L’autre point de mire du film et des personnages, c’est la littérature. Loin de s’opposer à la boisson, elle vient au contraire la compléter. Les personnages comme le film développent le moindre événement comme une narration majeure. Chaque petit bout d’histoire est bon à être raconté. Tous ces récits, du passé comme du présent, hantent le film, la Nouvelle Orléans, les personnages. Les livres envahissent ainsi la maison où vivent les trois protagonistes : ils sont le moteur de l’action (Pursy reste en Nouvelle Orléans après avoir lu Le cœur est un chasseur solitaire) et le cœur des dialogues (les innombrables citations de Bobby Long). La littérature donne à la vie un peu de dignité et de magie. À l’image de Bobby Long qui veut faire de sa vie un livre, par l’entremise de Lawson qui rédige ses mémoires, tous les personnages sont portés par ce désir de créer une œuvre. Lorraine, la défunte, déclare ainsi son amour à sa fille par une chanson et une série de lettres, elle qui fut une célèbre chanteuse restée présente dans tous les esprits pour ses compositions. La littérature, c’est perdurer dans le temps même quand on a tout perdu.

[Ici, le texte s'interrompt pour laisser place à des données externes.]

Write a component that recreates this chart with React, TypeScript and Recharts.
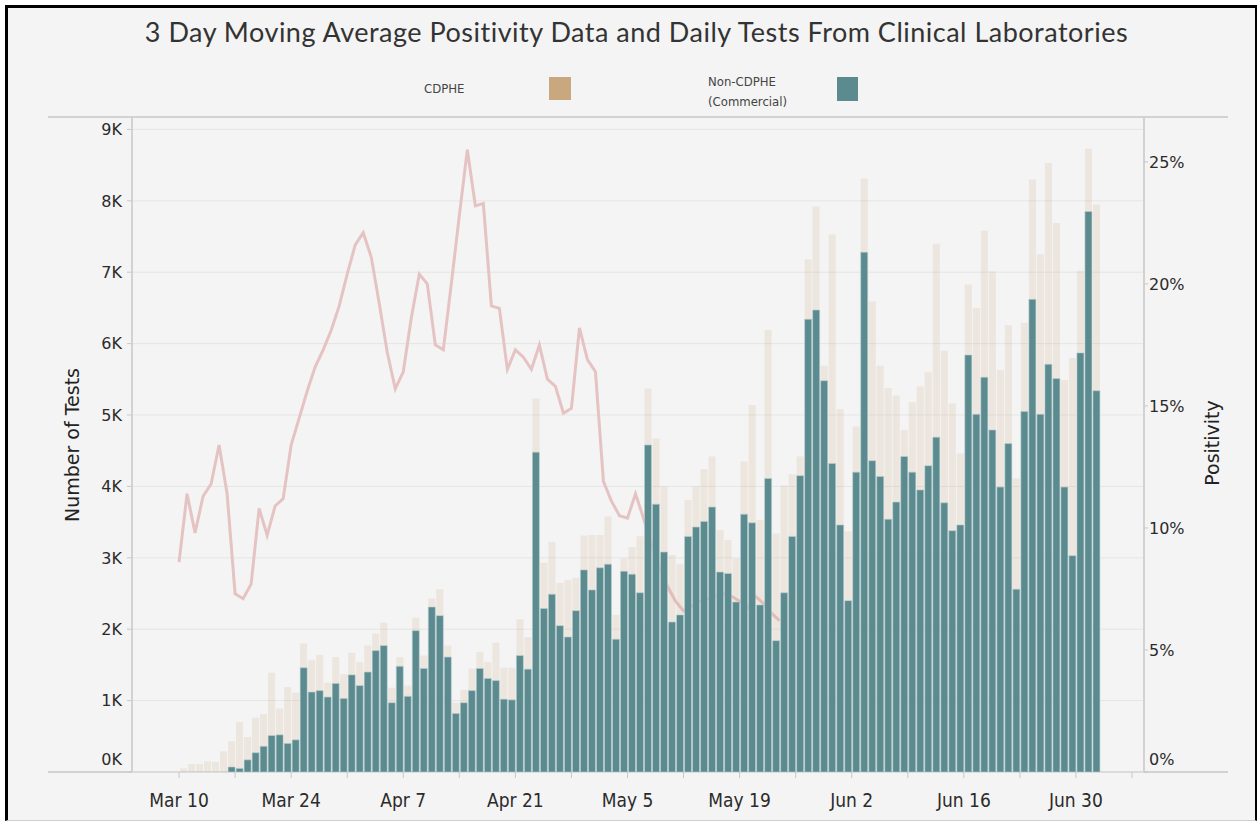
// 3 day moving average positivity + daily tests (CDPHE vs commercial labs)
// Stacked daily bars on the left axis, positivity line on the right axis.
// Line sits behind the bars, like the Tableau original.

import React from "react";
import {
  ComposedChart,
  Bar,
  Line,
  XAxis,
  YAxis,
  CartesianGrid,
} from "recharts";

// first day of the series is Mar 10 (day 0)
const START_MONTH = 2; // March (0-based)
const START_DAY = 10;

// Non-CDPHE (commercial) tests per day, Mar 10 .. Jul 2
const nonCdpheTests = [
  0, 0, 0, 0, 0, 0, 70, 50, 170, 270,
  360, 510, 520, 400, 450, 1460, 1120, 1140, 1050, 1240,
  1030, 1360, 1210, 1400, 1700, 1770, 970, 1480, 1060, 1980,
  1450, 2310, 2190, 1610, 820, 970, 1140, 1450, 1310, 1280,
  1020, 1010, 1630, 1440, 4480, 2290, 2490, 2050, 1890, 2260,
  2830, 2550, 2860, 2910, 1860, 2810, 2770, 2510, 4580, 3750,
  3080, 2100, 2200, 3300, 3430, 3510, 3710, 2800, 2780, 2380,
  3610, 3490, 2340, 4110, 1840, 2510, 3300, 4150, 6340, 6470,
  5480, 4320, 3460, 2400, 4200, 7280, 4360, 4140, 3540, 3780,
  4420, 4200, 3950, 4290, 4690, 3770, 3380, 3460, 5840, 5010,
  5530, 4790, 3990, 4600, 2560, 5050, 6620, 5010, 5710, 5510,
  3990, 3030, 5870, 7850, 5340,
];

// CDPHE tests per day (stacked on top of the commercial bar)
const cdpheTests = [
  50, 110, 110, 150, 140, 290, 360, 650, 320, 490,
  450, 880, 370, 790, 660, 340, 450, 500, 200, 370,
  340, 310, 330, 370, 240, 320, 210, 130, 150, 180,
  180, 120, 370, 160, 150, 180, 310, 230, 230, 530,
  440, 450, 510, 450, 750, 640, 730, 600, 800, 460,
  480, 770, 460, 670, 340, 180, 380, 790, 790, 920,
  920, 940, 710, 510, 570, 730, 710, 590, 470, 610,
  740, 1650, 1190, 2080, 1500, 1500, 870, 270, 840, 1450,
  210, 3210, 1620, 970, 640, 1030, 2230, 1550, 1840, 1490,
  370, 980, 1450, 1310, 2710, 2130, 1780, 1000, 990, 1490,
  2050, 2220, 1640, 1660, 1550, 1240, 1680, 2240, 2820, 2180,
  1500, 2770, 1150, 880, 2610,
];

// 3 day moving average positivity (%), readable up to ~May 25,
// after that it disappears behind the bars
const positivity = [
  8.6, 11.4, 9.8, 11.3, 11.8, 13.4, 11.4, 7.3, 7.1, 7.7,
  10.8, 9.7, 10.9, 11.2, 13.4, 14.5, 15.6, 16.6, 17.3, 18.1,
  19.1, 20.4, 21.6, 22.1, 21.1, 19.2, 17.2, 15.7, 16.4, 18.6,
  20.4, 20.0, 17.5, 17.3, 20.0, 22.8, 25.5, 23.2, 23.3, 19.1,
  19.0, 16.5, 17.3, 17.0, 16.5, 17.5, 16.1, 15.8, 14.7, 14.9,
  18.2, 16.9, 16.4, 11.9, 11.1, 10.5, 10.4, 11.4, 10.4, 9.3,
  8.4, 7.6, 7.0, 6.6, 6.8, 7.0, 7.1, 7.2, 7.3, 7.2,
  7.0, 6.7, 7.2, 6.9, 6.5, 6.2,
];

const xTickLabels = [
  "Mar 10", "Mar 24", "Apr 7", "Apr 21", "May 5",
  "May 19", "Jun 2", "Jun 16", "Jun 30",
];
const testTicks = [0, 1000, 2000, 3000, 4000, 5000, 6000, 7000, 8000, 9000];
const positivityTicks = [0, 5, 10, 15, 20, 25];

const MONTHS = ["Jan", "Feb", "Mar", "Apr", "May", "Jun", "Jul"];

const data = nonCdpheTests.map((v, i) => {
  const dt = new Date(2020, START_MONTH, START_DAY + i);
  return {
    day: i,
    date: `${MONTHS[dt.getMonth()]} ${dt.getDate()}`,
    nonCdphe: v,
    cdphe: cdpheTests[i],
    positivity: i < positivity.length ? positivity[i] : null,
  };
});

// weekly ticks, labels only every second week
const weekTicks = Array.from({ length: 18 }, (_, i) => i * 7);

const FONT = "'DejaVu Sans', Verdana, sans-serif";
const NARROW = "'Liberation Sans Narrow', 'DejaVu Sans Condensed', 'Noto Sans', sans-serif";
const TEAL = "#5b8b8f";
const TAN = "#c9a77f";
const FRAME = "#d2d2d2";

function LeftTick({ x, y, payload }: any) {
  const shift = payload.value === 0 ? -13 : 0;
  return (
    <text x={x} y={y + shift} dy="0.36em" textAnchor="end" fill="#2b2b2b" fontSize={16} fontFamily={FONT}>
      {`${payload.value / 1000}K`}
    </text>
  );
}

function RightTick({ x, y, payload }: any) {
  const shift = payload.value === 0 ? -13 : 0;
  return (
    <text x={x} y={y + shift} dy="0.36em" textAnchor="start" fill="#2b2b2b" fontSize={16} fontFamily={FONT}>
      {`${payload.value}%`}
    </text>
  );
}

// labels sit at a fixed baseline below the pane
function BottomTick({ x, payload, index }: any) {
  if (index % 2 !== 0) return null;
  return (
    <text x={x} y={807} textAnchor="middle" fill="#2b2b2b" fontSize={19} fontFamily={NARROW}>
      {xTickLabels[index / 2] ?? payload.value}
    </text>
  );
}

export default function App() {
  return (
    <div style={{ position: "absolute", left: 0, top: 0, width: 1257, height: 823, background: "#fff" }}>
      {/* outer frame */}
      <div
        style={{
          position: "absolute",
          left: 5,
          top: 5,
          width: 1252,
          height: 816,
          boxSizing: "border-box",
          borderTop: "3px solid #000",
          borderLeft: "3px solid #000",
          borderRight: "2px solid #000",
          borderBottom: "1px solid #cfcfcf",
          background: "#f4f4f4",
        }}
      />

      {/* title */}
      <div
        style={{
          position: "absolute",
          left: 8,
          top: 15,
          width: 1257,
          textAlign: "center",
          fontFamily: "Lato, 'Open Sans', sans-serif",
          fontSize: 27,
          letterSpacing: 0.5,
          color: "#333",
          whiteSpace: "nowrap",
        }}
      >
        3 Day Moving Average Positivity Data and Daily Tests From Clinical Laboratories
      </div>

      {/* legend */}
      <div style={{ position: "absolute", left: 424, top: 81, fontFamily: NARROW, fontSize: 13, color: "#444" }}>
        CDPHE
      </div>
      <div style={{ position: "absolute", left: 549, top: 77, width: 22, height: 23, background: TAN }} />
      <div
        style={{
          position: "absolute",
          left: 708,
          top: 72,
          fontFamily: NARROW,
          fontSize: 13,
          lineHeight: "20px",
          color: "#444",
        }}
      >
        Non-CDPHE
        <br />
        (Commercial)
      </div>
      <div style={{ position: "absolute", left: 837, top: 77, width: 21, height: 24, background: TEAL }} />

      {/* pane borders top / bottom */}
      <div style={{ position: "absolute", left: 48, top: 116, width: 1180, height: 2, background: FRAME }} />
      <div style={{ position: "absolute", left: 48, top: 771, width: 1180, height: 2, background: FRAME }} />

      {/* axis titles */}
      <div
        style={{
          position: "absolute",
          left: 72,
          top: 445,
          transform: "translate(-50%, -50%) rotate(-90deg)",
          whiteSpace: "nowrap",
          fontFamily: FONT,
          fontSize: 19,
          color: "#222",
        }}
      >
        Number of Tests
      </div>
      <div
        style={{
          position: "absolute",
          left: 1212,
          top: 443,
          transform: "translate(-50%, -50%) rotate(-90deg)",
          whiteSpace: "nowrap",
          fontFamily: FONT,
          fontSize: 19,
          color: "#222",
        }}
      >
        Positivity
      </div>

      <div style={{ position: "absolute", left: 0, top: 0 }}>
        <ComposedChart
          width={1257}
          height={823}
          data={data}
          margin={{ top: 117, right: 53, bottom: 11, left: 62 }}
        >
          <CartesianGrid
            xAxisId="day"
            yAxisId="tests"
            vertical={false}
            stroke="#e5e5e5"
            horizontalValues={testTicks}
          />
          {/* bars are centred half a day after the date tick */}
          <XAxis
            xAxisId="bars"
            dataKey="day"
            type="number"
            domain={[-6.375, 120]}
            allowDataOverflow
            height={0}
            hide
          />
          <XAxis
            xAxisId="day"
            dataKey="day"
            type="number"
            domain={[-5.875, 120.5]}
            allowDataOverflow
            ticks={weekTicks}
            interval={0}
            height={40}
            axisLine={false}
            tickLine={{ stroke: "#c8c8c8" }}
            tickSize={6}
            tick={<BottomTick />}
          />
          <YAxis
            yAxisId="tests"
            orientation="left"
            width={70}
            domain={[0, 9174]}
            allowDataOverflow
            ticks={testTicks}
            interval={0}
            axisLine={{ stroke: FRAME, strokeWidth: 2 }}
            tickLine={{ stroke: "#c8c8c8" }}
            tickSize={5}
            tickMargin={5}
            tick={<LeftTick />}
          />
          <YAxis
            yAxisId="pos"
            orientation="right"
            width={60}
            domain={[0, 26.84]}
            allowDataOverflow
            ticks={positivityTicks}
            interval={0}
            axisLine={{ stroke: FRAME, strokeWidth: 2 }}
            tickLine={{ stroke: "#c8c8c8" }}
            tickSize={4}
            tickMargin={1}
            tick={<RightTick />}
          />

          <Line
            xAxisId="day"
            yAxisId="pos"
            dataKey="positivity"
            type="linear"
            stroke="#e6c3c3"
            strokeWidth={3}
            dot={false}
            activeDot={false}
            isAnimationActive={false}
            zIndex={250}
          />
          <Bar
            xAxisId="bars"
            yAxisId="tests"
            dataKey="nonCdphe"
            stackId="tests"
            barSize={7}
            fill={TEAL}
            stroke="#b8cfd1"
            strokeWidth={0.6}
            isAnimationActive={false}
          />
          <Bar
            xAxisId="bars"
            yAxisId="tests"
            dataKey="cdphe"
            stackId="tests"
            barSize={7}
            fill={TAN}
            fillOpacity={0.18}
            isAnimationActive={false}
          />
        </ComposedChart>
      </div>
    </div>
  );
}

Par la nature même de son projet, Love Song se rattache à d’autres films américains sortis cette année : Truman Capote de Bennett Miller et La Jeune Fille de l’eau de M. Night Shyamalan. Ces trois films ont laissé apparaître un nouveau grand héros américain : le livre. Livres en train de s’écrire au fur et à mesure que le film se déroule et qui ont l’ambition de rendre le minimum, de se construire sur du « rien ». Non-récit que Capote cherche à rendre dans son ouvrage De sang froid, fantastique religieux et prophétique qui anime les vies « arrêtées » de la petite communauté urbaines disloquée de La Jeune Fille de l’eau, récit qui retracerait une existence ratée faite de contemplations et de moments anodins dans ce Love Song. Ces trois films semblent chercher à rendre la profusion scénaristique qui se cache derrière chaque destin et qui peut prendre la dimension d’un grand récit ou d’un roman. C’est aussi, à travers une forme très simple, le moyen de rendre visible une frange de la population qui n’est plus représentée. Un projet qui, sans être militant, finit par devenir politique, tant les couches décrites dans ces trois films le sont peu dans le cinéma dominant d’aujourd’hui.

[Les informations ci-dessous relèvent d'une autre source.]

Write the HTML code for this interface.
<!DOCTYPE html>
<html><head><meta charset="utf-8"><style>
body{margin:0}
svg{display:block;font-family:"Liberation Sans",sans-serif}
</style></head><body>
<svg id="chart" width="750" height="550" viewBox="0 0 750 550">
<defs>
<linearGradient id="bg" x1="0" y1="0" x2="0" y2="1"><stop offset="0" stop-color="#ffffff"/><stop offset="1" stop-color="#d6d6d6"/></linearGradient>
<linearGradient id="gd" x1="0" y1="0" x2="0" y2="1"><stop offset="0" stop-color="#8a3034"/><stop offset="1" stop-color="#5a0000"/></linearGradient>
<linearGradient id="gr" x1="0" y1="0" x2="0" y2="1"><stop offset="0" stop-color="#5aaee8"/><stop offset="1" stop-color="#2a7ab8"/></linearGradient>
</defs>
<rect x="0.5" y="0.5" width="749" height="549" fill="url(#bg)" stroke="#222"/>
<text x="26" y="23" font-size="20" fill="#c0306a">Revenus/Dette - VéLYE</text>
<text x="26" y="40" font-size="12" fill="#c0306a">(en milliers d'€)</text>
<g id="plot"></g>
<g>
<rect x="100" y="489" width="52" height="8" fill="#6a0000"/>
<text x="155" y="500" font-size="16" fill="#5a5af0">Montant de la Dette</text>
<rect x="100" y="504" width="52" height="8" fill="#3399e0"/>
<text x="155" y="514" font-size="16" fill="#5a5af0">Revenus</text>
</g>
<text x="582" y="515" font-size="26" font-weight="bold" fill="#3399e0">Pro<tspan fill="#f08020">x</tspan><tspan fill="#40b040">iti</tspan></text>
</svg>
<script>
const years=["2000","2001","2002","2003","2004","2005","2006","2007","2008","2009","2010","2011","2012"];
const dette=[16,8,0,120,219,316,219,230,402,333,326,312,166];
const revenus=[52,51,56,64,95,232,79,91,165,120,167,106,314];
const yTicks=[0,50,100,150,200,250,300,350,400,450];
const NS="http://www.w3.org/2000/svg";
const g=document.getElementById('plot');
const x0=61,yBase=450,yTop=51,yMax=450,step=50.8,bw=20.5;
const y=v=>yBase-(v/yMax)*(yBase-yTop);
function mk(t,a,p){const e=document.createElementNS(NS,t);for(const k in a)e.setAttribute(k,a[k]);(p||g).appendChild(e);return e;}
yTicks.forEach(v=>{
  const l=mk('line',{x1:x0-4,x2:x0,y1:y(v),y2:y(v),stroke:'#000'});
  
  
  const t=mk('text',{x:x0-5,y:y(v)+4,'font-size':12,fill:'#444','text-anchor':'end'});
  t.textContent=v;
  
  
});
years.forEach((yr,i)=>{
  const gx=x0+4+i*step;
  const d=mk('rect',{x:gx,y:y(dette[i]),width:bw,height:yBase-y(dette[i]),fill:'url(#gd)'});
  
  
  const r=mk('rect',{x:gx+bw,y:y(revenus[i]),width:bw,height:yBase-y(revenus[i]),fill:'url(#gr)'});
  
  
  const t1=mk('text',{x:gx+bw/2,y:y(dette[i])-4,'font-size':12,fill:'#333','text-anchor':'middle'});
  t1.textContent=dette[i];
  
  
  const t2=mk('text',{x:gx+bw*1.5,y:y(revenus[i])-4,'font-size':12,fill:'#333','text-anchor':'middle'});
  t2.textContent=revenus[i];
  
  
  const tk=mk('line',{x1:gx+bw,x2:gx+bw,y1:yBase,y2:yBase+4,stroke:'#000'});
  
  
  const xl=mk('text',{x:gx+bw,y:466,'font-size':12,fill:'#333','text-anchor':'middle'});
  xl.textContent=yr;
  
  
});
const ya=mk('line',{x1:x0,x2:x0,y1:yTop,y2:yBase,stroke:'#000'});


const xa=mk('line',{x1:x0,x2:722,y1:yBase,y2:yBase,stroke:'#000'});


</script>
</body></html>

Dommage alors que cette si louable ambition ne tienne pas la distance. La dernière partie du film sombre dans le pathos le plus éculé et le plus prévisible et altère quelque peu la force du projet initial. Les révélations familiales à l’emporte-pièce et l’aspect mélodramatique gâchent quelque peu une œuvre qui aurait gagné à rester sur sa première voie, celle d’un style plus suggestif, mettant en lumière des relations humaines des plus fines et des plus complexes. Restent des acteurs tous excellents, de Travolta qui retrouve là la puissance de ses grandes interprétations, aux nombreux seconds rôles. Avec une mention spéciale à Deborah Kara Unger, dans le court mais intense rôle d’une tenancière de bar amoureuse de Lawson, qui ne partage pas ses sentiments mais ne peut s’en défaire. Toute en nuance, sa prestation est l’une des réussites de ce film inégal d’une réalisatrice néanmoins à suivre avec attention.